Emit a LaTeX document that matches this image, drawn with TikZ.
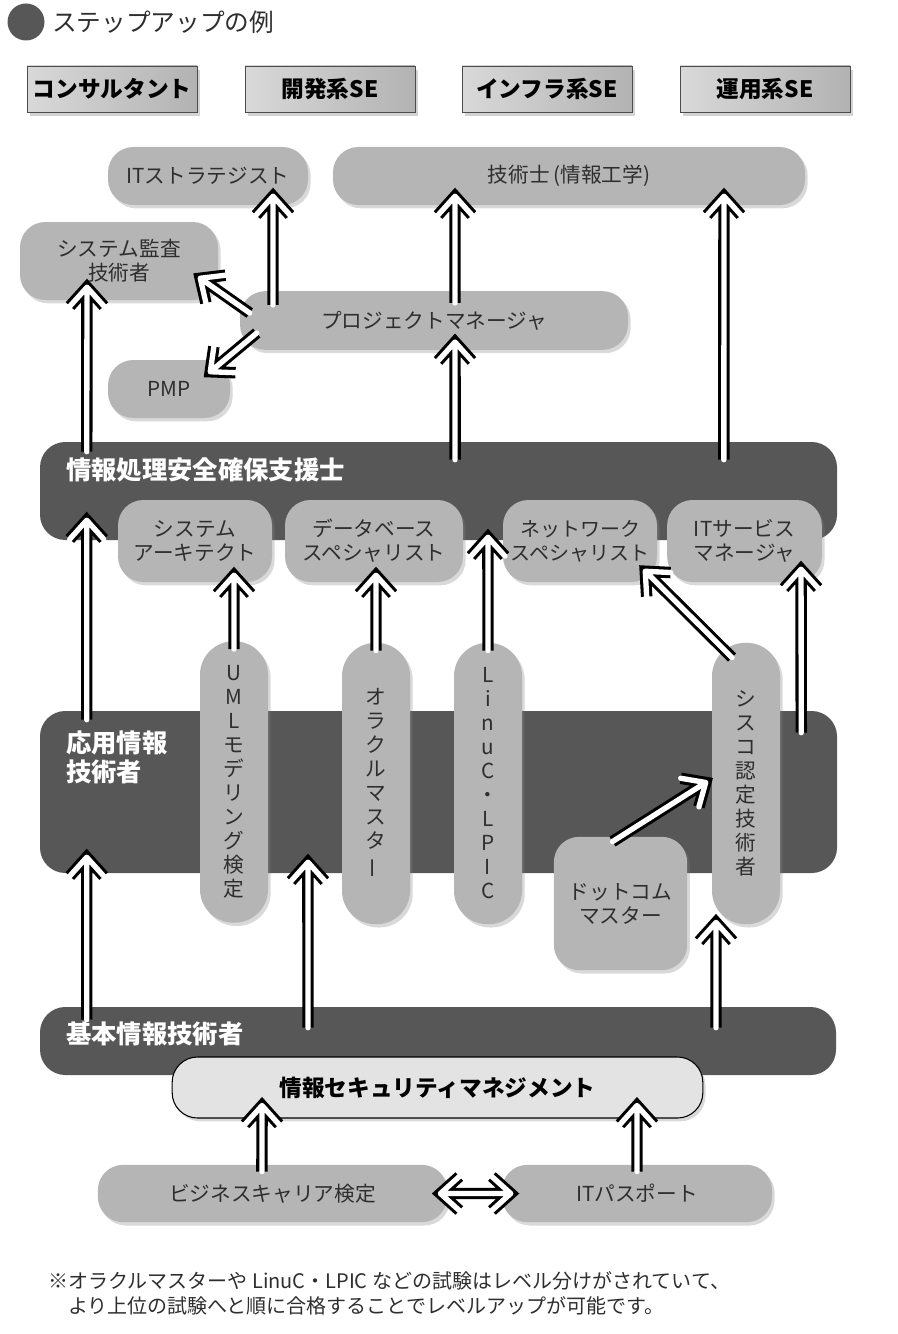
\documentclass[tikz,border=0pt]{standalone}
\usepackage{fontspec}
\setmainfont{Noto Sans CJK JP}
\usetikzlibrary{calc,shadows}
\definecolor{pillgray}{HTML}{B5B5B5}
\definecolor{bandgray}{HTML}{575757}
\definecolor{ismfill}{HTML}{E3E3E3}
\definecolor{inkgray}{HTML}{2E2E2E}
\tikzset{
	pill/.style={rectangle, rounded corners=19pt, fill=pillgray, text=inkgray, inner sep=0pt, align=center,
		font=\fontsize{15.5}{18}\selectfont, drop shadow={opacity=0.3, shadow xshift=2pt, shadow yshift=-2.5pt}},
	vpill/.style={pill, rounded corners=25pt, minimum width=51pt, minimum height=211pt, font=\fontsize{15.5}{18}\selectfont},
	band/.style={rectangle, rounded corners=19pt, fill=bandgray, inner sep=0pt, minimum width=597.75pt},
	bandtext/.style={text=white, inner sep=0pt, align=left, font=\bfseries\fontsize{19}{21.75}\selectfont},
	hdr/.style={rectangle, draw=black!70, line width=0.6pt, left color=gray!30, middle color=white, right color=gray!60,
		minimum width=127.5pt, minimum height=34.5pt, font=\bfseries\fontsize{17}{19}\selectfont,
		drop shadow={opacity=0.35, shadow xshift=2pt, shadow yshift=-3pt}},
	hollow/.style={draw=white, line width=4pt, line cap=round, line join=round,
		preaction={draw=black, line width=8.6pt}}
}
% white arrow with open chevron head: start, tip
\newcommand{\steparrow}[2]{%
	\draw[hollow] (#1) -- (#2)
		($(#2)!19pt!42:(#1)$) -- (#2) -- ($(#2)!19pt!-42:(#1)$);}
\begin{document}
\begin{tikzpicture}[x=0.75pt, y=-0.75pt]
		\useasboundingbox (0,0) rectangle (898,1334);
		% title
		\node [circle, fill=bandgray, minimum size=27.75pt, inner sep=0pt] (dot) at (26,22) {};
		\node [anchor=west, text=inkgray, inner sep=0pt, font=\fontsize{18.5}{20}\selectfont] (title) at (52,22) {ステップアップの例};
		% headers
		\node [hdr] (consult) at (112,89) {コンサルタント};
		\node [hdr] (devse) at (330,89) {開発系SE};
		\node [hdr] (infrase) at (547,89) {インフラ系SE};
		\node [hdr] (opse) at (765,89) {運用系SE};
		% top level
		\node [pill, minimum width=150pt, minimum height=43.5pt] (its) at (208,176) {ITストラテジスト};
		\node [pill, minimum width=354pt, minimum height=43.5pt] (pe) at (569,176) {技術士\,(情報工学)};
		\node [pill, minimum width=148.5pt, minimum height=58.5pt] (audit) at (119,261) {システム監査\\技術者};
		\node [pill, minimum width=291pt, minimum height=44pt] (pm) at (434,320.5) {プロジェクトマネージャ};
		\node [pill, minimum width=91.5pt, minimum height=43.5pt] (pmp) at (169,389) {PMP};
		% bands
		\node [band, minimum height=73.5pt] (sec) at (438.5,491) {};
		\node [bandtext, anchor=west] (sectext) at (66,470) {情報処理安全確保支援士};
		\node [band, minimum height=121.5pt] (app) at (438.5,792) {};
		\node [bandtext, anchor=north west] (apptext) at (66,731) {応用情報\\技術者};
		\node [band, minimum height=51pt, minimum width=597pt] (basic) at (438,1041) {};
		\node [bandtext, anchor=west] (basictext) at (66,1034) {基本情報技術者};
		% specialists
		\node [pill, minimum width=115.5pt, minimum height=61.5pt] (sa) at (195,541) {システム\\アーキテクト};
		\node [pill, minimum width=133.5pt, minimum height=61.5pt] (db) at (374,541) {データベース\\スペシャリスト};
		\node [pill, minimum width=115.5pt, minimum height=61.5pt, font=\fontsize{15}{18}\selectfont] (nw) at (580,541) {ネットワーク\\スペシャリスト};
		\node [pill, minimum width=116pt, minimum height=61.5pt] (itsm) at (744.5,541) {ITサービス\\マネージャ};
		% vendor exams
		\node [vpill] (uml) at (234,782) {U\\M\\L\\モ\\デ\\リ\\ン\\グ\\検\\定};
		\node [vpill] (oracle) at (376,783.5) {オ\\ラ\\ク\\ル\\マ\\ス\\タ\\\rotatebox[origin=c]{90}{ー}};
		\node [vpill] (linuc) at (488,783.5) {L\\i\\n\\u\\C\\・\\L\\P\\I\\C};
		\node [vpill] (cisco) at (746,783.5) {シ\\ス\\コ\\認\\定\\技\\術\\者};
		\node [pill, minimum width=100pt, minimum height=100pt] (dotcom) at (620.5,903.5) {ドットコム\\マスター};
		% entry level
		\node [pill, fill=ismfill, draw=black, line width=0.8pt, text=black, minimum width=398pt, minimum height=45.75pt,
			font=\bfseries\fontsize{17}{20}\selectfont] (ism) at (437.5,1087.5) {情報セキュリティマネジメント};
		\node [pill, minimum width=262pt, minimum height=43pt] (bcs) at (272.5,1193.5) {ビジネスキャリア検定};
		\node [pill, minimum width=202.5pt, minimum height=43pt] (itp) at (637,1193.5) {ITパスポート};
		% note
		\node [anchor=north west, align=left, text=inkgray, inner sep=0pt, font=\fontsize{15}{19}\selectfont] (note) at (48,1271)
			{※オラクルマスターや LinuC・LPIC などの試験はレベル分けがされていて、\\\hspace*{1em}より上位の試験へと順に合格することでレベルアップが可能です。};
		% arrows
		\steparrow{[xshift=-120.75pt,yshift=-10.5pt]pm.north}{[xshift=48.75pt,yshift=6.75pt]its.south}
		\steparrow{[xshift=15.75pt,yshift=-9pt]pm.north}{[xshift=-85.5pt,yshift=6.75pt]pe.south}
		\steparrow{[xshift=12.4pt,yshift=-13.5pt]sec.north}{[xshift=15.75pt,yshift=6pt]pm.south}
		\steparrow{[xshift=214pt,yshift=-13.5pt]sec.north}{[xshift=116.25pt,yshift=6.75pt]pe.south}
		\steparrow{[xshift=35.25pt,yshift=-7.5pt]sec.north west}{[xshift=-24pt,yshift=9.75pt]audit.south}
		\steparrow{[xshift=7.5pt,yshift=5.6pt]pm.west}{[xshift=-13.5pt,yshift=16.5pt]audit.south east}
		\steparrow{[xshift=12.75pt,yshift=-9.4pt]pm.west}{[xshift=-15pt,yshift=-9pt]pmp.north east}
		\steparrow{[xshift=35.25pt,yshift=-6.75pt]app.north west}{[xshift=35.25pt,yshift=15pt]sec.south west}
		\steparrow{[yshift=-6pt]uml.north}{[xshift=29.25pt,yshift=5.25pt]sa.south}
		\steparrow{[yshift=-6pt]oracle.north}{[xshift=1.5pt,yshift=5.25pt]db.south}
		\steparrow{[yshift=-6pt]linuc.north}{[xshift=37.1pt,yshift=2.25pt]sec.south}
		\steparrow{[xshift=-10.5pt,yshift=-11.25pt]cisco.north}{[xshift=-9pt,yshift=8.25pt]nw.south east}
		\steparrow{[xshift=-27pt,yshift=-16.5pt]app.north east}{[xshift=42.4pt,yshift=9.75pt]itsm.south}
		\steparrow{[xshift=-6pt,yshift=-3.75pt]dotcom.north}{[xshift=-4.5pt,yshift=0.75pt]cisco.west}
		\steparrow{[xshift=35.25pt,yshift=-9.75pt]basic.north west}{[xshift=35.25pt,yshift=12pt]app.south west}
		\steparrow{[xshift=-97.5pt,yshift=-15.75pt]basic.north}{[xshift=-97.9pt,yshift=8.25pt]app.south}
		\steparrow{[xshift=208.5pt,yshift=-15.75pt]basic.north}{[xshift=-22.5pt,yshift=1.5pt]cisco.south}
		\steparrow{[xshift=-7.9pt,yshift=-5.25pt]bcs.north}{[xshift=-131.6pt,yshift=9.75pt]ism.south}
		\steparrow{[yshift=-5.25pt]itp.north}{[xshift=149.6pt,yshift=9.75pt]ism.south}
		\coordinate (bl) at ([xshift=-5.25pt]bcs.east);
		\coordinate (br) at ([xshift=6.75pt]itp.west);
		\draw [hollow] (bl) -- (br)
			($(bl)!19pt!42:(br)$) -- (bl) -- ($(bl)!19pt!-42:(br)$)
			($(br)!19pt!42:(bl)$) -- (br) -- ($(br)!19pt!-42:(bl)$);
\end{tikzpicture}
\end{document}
:::
- _Task_: Find how many lines of the material carry the string "with". Only the number should be in the answer.

- _Written solution_: 2